* **PROVIDED DATA**:
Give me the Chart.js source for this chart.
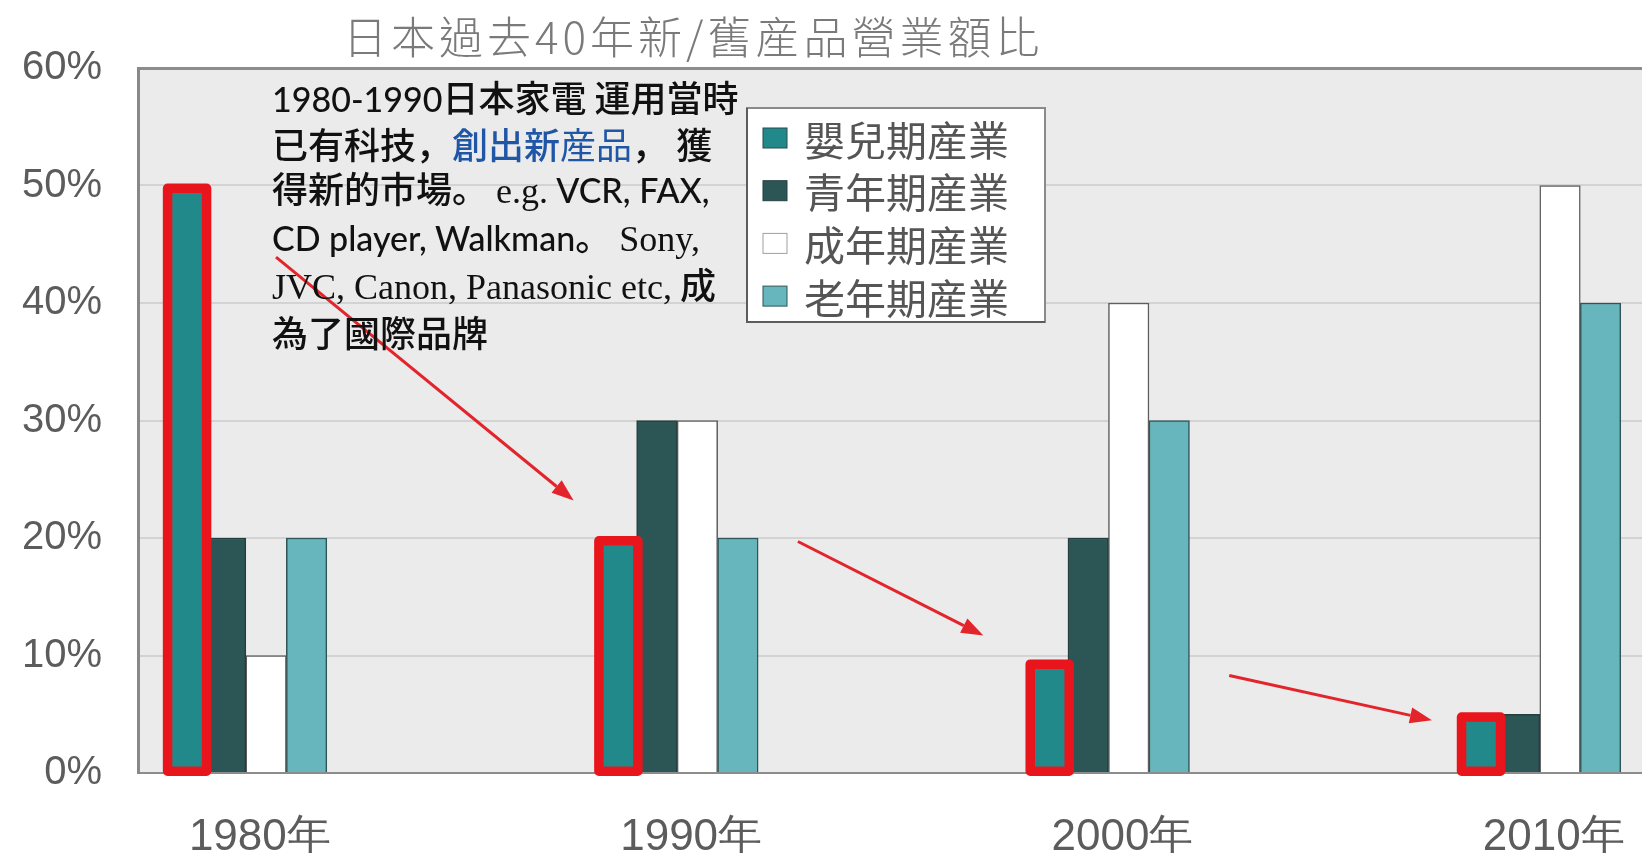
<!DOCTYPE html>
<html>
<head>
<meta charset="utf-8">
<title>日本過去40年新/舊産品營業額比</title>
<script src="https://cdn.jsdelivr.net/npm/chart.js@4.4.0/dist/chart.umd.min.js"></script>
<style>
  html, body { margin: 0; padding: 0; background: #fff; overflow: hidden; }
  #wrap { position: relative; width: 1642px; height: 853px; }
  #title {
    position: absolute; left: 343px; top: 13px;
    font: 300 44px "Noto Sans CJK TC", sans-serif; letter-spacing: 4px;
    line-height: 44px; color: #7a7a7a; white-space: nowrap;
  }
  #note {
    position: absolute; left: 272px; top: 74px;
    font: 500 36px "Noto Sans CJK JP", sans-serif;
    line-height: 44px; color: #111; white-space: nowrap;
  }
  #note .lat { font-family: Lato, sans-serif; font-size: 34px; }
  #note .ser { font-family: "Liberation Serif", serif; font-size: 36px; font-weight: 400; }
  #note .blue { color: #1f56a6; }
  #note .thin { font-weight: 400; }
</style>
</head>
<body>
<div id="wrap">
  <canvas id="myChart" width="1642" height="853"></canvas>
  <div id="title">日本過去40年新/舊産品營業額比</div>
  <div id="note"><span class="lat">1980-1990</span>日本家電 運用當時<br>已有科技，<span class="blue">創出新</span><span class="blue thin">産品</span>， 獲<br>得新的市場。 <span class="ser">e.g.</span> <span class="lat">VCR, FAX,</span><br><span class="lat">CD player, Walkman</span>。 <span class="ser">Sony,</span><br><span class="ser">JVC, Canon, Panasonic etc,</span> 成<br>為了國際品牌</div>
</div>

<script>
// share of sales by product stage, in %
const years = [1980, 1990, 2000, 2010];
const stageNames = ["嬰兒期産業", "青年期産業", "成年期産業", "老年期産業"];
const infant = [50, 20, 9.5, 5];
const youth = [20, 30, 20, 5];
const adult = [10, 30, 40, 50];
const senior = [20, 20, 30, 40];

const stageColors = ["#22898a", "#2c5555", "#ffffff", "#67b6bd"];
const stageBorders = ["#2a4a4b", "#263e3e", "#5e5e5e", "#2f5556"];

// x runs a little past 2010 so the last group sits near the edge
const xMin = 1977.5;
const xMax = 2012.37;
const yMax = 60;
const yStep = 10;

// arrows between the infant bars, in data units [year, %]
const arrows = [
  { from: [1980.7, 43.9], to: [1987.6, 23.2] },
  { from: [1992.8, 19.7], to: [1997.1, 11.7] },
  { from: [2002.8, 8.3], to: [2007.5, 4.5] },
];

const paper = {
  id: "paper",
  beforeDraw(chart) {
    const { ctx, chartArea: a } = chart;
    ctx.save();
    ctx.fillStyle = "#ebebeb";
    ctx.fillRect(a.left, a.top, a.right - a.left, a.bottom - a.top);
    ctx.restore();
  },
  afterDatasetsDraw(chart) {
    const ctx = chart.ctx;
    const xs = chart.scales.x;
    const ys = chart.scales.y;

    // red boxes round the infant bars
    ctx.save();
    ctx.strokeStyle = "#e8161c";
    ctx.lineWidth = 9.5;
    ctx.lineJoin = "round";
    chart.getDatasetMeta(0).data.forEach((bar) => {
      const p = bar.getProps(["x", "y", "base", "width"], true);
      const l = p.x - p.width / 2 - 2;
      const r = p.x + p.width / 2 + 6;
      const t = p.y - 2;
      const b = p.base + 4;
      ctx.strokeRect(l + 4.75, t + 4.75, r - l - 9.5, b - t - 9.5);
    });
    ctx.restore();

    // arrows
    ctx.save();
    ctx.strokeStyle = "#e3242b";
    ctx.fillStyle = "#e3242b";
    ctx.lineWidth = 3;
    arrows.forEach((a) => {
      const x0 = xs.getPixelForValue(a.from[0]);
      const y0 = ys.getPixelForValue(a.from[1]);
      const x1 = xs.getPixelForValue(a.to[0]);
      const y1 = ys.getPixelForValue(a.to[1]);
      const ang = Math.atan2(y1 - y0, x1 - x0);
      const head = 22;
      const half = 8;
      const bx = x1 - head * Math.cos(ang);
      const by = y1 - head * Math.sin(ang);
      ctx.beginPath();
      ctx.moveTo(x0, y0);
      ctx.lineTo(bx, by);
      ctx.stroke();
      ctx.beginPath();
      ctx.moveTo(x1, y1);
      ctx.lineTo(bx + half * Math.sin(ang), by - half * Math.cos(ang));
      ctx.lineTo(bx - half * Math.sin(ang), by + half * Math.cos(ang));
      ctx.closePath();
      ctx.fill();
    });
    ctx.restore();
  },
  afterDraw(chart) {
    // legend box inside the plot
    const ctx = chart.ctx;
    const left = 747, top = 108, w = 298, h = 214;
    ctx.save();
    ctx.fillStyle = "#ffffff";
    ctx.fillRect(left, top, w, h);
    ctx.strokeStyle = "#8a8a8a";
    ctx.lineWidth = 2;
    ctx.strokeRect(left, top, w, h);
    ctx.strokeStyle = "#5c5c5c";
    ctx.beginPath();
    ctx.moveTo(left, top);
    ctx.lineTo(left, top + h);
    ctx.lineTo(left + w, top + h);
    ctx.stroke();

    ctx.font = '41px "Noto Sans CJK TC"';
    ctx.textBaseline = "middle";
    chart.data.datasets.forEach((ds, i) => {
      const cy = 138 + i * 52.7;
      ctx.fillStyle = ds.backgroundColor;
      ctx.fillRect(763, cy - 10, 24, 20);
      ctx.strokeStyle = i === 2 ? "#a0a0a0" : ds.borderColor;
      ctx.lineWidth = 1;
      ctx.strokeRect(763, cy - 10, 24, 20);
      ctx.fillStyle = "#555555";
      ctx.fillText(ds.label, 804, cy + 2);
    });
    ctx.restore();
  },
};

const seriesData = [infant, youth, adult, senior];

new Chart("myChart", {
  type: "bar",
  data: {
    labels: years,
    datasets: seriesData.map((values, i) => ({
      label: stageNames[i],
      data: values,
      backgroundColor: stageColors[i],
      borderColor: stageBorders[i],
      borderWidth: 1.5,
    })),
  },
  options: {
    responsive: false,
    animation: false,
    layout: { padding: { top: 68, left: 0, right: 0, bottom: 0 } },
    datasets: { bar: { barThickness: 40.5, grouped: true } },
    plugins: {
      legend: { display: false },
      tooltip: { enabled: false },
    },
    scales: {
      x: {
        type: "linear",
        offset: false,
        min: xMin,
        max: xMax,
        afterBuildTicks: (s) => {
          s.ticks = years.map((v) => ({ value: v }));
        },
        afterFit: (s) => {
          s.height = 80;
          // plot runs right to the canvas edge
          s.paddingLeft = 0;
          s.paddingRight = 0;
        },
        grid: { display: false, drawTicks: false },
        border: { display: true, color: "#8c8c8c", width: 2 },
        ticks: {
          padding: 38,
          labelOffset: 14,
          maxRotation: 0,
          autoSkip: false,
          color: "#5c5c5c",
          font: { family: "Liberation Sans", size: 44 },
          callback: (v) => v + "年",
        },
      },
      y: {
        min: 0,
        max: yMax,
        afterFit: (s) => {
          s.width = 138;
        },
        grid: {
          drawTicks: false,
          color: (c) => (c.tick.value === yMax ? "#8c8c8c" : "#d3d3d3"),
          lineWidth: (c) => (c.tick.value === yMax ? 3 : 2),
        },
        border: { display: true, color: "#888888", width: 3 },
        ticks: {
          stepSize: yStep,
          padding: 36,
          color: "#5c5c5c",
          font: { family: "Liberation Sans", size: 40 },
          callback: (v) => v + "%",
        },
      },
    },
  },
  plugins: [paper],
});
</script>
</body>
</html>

* **WRITTEN PROBLEM**: Go from the first line of the listing to the line holding "const yStep = 10;" and, please, transcribe those lines exactly, both included, with no pictures.

* **REPLY**:
Give me the Chart.js source for this chart.
<!DOCTYPE html>
<html>
<head>
<meta charset="utf-8">
<title>日本過去40年新/舊産品營業額比</title>
<script src="https://cdn.jsdelivr.net/npm/chart.js@4.4.0/dist/chart.umd.min.js"></script>
<style>
  html, body { margin: 0; padding: 0; background: #fff; overflow: hidden; }
  #wrap { position: relative; width: 1642px; height: 853px; }
  #title {
    position: absolute; left: 343px; top: 13px;
    font: 300 44px "Noto Sans CJK TC", sans-serif; letter-spacing: 4px;
    line-height: 44px; color: #7a7a7a; white-space: nowrap;
  }
  #note {
    position: absolute; left: 272px; top: 74px;
    font: 500 36px "Noto Sans CJK JP", sans-serif;
    line-height: 44px; color: #111; white-space: nowrap;
  }
  #note .lat { font-family: Lato, sans-serif; font-size: 34px; }
  #note .ser { font-family: "Liberation Serif", serif; font-size: 36px; font-weight: 400; }
  #note .blue { color: #1f56a6; }
  #note .thin { font-weight: 400; }
</style>
</head>
<body>
<div id="wrap">
  <canvas id="myChart" width="1642" height="853"></canvas>
  <div id="title">日本過去40年新/舊産品營業額比</div>
  <div id="note"><span class="lat">1980-1990</span>日本家電 運用當時<br>已有科技，<span class="blue">創出新</span><span class="blue thin">産品</span>， 獲<br>得新的市場。 <span class="ser">e.g.</span> <span class="lat">VCR, FAX,</span><br><span class="lat">CD player, Walkman</span>。 <span class="ser">Sony,</span><br><span class="ser">JVC, Canon, Panasonic etc,</span> 成<br>為了國際品牌</div>
</div>

<script>
// share of sales by product stage, in %
const years = [1980, 1990, 2000, 2010];
const stageNames = ["嬰兒期産業", "青年期産業", "成年期産業", "老年期産業"];
const infant = [50, 20, 9.5, 5];
const youth = [20, 30, 20, 5];
const adult = [10, 30, 40, 50];
const senior = [20, 20, 30, 40];

const stageColors = ["#22898a", "#2c5555", "#ffffff", "#67b6bd"];
const stageBorders = ["#2a4a4b", "#263e3e", "#5e5e5e", "#2f5556"];

// x runs a little past 2010 so the last group sits near the edge
const xMin = 1977.5;
const xMax = 2012.37;
const yMax = 60;
const yStep = 10;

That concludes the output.